Weber Shandwick is rebranding in January to highlight its diverse capabilities.
The global agency is also unveiling the Weber Shandwick Collective, which will serve as an umbrella for the strategic comms and consulting network, housing its agencies: Weber Shandwick, United Minds, Powell Tate, Revive, Resolute Digital, Flipside, ThatLot, KRC Research and Cappuccino.
It will also include Weber Shandwick Futures, which will focus on strategic business media consulting. Chaired by Weber Shandwick’s chief innovation officer Chris Perry, Weber Shandwick Futures will identify potential investments, partnerships and M&A opportunities to support clients. Its first partnership is with the venture capital firm Social Starts, which uses analytics to invest in start-ups.
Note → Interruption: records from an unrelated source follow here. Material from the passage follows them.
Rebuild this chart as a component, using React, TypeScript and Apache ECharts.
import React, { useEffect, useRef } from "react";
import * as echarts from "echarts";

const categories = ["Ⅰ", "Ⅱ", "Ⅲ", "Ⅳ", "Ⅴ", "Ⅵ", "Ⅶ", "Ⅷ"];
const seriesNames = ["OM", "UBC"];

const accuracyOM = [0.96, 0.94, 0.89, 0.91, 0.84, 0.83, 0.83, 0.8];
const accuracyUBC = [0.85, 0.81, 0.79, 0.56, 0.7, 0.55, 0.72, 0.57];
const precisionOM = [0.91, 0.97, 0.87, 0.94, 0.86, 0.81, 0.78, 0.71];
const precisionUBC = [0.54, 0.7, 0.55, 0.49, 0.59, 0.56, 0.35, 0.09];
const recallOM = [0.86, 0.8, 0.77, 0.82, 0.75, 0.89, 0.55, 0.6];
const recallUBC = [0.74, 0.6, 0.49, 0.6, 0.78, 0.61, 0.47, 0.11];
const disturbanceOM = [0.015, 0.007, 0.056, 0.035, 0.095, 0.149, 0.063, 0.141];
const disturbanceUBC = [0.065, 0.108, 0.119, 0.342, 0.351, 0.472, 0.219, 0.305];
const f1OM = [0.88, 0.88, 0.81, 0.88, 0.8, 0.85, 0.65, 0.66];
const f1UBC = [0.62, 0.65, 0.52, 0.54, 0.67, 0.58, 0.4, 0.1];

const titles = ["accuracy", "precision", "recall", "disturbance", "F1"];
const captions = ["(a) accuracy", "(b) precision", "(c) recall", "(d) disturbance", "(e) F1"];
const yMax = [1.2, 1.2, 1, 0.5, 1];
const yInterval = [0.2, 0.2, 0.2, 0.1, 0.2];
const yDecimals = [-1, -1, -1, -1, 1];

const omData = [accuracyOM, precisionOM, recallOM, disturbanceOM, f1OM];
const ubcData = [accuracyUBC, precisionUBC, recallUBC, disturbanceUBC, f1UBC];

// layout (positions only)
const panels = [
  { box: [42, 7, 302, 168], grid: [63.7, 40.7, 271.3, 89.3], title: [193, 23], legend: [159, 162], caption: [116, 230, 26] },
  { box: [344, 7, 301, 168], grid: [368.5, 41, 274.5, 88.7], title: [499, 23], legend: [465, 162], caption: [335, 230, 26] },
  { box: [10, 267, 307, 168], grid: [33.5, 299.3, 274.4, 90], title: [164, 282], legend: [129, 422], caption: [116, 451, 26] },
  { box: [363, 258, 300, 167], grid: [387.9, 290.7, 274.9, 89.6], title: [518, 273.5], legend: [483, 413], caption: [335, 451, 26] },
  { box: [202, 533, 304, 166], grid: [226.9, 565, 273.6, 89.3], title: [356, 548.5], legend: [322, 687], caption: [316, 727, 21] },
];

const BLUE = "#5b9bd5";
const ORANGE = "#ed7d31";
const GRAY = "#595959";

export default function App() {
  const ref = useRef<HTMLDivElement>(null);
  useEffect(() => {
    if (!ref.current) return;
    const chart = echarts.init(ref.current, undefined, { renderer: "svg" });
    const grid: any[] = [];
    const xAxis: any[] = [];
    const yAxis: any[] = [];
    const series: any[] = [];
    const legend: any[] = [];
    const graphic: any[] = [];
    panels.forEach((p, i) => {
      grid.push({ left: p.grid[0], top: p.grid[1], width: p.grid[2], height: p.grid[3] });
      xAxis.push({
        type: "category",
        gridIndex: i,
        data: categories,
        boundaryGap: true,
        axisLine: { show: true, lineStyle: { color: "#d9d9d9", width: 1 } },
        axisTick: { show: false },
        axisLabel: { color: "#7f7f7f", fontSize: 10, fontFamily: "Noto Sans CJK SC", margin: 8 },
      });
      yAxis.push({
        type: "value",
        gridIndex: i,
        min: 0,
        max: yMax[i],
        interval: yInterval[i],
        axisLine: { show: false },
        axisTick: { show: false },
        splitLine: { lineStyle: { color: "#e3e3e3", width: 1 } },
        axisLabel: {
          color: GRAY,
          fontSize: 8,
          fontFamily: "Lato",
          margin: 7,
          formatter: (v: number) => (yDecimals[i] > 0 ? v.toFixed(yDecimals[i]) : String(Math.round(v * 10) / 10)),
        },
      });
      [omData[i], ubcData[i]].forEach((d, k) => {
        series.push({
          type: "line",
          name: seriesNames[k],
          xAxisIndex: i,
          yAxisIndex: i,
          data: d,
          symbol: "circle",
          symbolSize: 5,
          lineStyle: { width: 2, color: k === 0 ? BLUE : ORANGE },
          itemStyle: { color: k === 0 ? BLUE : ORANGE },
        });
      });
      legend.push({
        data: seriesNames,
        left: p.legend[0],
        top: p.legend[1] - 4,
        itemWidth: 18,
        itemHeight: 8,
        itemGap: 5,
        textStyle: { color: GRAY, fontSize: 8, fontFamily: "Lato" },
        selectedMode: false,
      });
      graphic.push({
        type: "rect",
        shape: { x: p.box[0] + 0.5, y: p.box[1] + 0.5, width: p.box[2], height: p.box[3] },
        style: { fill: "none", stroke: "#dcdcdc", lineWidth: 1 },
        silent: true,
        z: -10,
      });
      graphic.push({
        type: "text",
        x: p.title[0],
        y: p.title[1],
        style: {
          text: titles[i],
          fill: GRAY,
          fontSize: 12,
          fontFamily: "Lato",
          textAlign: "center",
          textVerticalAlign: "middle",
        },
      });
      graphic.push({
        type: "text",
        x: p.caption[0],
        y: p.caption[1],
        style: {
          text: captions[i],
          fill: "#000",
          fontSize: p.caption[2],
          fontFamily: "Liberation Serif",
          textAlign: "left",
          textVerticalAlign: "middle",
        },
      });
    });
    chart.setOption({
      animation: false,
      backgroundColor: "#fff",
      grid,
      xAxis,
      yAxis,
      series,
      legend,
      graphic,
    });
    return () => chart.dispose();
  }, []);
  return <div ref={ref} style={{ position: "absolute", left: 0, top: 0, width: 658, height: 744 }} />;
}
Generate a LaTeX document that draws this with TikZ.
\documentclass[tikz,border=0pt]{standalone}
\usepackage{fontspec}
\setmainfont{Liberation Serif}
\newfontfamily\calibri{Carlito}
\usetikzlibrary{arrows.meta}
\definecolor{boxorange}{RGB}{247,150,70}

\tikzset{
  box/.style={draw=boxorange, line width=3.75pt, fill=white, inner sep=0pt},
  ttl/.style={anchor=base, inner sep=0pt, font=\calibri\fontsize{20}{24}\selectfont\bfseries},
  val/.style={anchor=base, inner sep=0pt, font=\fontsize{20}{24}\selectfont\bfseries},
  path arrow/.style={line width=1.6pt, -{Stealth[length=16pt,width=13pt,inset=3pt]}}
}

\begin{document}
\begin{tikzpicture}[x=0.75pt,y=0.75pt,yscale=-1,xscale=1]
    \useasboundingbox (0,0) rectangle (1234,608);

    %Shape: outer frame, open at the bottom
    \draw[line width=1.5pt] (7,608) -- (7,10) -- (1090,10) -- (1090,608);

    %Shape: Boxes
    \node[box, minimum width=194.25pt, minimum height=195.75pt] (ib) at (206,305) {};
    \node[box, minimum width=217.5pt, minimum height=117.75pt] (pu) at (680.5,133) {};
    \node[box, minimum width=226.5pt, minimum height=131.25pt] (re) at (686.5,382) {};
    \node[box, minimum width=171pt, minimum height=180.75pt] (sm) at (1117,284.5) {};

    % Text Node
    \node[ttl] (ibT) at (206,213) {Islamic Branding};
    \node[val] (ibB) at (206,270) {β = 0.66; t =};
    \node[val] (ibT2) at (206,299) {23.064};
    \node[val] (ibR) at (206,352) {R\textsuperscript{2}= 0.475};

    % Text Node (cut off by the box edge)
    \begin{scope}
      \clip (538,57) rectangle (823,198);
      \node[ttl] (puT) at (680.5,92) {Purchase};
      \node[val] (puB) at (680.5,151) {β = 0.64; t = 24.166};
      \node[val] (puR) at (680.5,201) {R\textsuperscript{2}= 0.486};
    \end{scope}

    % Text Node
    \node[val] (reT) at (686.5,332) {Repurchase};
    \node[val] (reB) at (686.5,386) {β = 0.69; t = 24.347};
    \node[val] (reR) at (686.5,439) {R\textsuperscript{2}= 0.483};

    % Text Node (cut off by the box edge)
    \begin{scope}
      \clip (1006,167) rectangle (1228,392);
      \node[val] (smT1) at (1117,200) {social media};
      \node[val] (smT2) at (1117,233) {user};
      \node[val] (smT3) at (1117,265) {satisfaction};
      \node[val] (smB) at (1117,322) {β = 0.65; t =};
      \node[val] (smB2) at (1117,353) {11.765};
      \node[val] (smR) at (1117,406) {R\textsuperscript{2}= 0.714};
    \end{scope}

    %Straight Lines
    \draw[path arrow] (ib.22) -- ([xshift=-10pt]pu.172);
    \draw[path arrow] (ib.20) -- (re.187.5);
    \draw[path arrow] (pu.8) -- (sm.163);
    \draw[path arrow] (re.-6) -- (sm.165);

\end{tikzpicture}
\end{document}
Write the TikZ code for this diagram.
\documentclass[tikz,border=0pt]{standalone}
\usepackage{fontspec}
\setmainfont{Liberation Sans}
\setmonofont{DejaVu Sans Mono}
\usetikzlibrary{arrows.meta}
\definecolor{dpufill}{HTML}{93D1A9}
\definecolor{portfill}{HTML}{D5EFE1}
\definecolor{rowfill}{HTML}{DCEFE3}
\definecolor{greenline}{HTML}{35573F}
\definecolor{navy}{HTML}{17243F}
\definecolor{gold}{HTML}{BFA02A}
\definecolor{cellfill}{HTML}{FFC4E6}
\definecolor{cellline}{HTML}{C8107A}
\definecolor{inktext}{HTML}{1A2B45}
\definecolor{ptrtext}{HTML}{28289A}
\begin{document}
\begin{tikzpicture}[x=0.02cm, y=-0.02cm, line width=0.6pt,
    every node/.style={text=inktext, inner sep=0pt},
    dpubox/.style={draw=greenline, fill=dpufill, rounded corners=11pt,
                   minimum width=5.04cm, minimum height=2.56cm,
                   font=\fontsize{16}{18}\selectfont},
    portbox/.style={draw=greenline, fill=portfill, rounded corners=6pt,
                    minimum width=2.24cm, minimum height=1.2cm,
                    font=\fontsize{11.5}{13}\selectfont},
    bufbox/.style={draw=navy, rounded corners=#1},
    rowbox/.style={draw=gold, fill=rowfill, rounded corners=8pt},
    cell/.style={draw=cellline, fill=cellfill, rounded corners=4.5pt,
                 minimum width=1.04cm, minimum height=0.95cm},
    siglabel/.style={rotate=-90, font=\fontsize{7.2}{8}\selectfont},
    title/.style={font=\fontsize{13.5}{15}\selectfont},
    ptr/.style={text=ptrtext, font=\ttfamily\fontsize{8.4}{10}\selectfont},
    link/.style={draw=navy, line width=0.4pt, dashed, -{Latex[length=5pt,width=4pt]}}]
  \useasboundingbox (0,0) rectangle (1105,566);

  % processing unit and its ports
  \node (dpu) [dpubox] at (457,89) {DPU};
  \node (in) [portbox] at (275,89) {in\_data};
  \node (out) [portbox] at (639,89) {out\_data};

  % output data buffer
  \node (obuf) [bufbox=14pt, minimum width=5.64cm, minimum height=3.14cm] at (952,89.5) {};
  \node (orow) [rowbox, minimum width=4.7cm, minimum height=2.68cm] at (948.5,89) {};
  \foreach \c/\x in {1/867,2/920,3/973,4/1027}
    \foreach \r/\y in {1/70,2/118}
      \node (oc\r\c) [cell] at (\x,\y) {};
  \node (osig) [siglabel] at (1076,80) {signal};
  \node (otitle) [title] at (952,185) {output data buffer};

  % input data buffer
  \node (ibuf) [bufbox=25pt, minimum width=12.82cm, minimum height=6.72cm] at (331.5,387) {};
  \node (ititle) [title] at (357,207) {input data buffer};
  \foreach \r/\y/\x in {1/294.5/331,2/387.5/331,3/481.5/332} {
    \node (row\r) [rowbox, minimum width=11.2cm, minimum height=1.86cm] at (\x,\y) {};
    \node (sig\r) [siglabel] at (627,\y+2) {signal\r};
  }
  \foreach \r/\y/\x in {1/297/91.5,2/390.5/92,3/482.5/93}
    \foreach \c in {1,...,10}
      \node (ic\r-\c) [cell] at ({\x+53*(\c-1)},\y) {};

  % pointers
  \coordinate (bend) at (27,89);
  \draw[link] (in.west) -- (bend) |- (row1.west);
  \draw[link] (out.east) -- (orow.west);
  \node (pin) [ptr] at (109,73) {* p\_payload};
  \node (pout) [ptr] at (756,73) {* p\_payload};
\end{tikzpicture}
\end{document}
In a written statement, Perry said that the venture will help Weber Shandwick reach start-ups most likely to offer new, differentiating services for clients.
As a recent example, in September, Weber Shandwick partnered with Blackbird.AI, creating a media security center to advise clients on potential misinformation and disinformation risks.
The agency is investing in its consulting work, which has experienced an outsized increase across the brands. This includes double-digit growth from transformation management consultancy United Minds over the last year.
“We’ve been intentional over the years about how we’ve built Weber Shandwick, about building out specialist brands,” said Weber Shandwick CEO Gail Heimann. “It was clear to us that we were not necessarily visibly showcasing to the world, our clients, the public, the industry, our power and scale, therefore our ability to build the kind of integrated approaches and campaigns that we do.”
The rebranding helps articulate the full breadth of services with agencies diversified in areas such as earned media, digital and creative services, organisational transformation, public affairs and consulting, she said.
Creating the Weber Shandwick Collective heightens the “power of bringing multi-branded integration with new ideas,” Heimann added.
Clients within the collective work with integrated teams with specialties across the agencies. For example, working with the Weber Shandwick core brand, they could tap into the mobile, digital expertise of Flipside or the public affairs knowledge of Powell Tate.
“The team would be seamless and frictionless and what’s right for the assignment at hand,” Heimann said.
In PRWeek’s 2021 Agency Business Report, Weber Shandwick reported global revenue of $831 million, reflecting a 4% decrease from the prior year.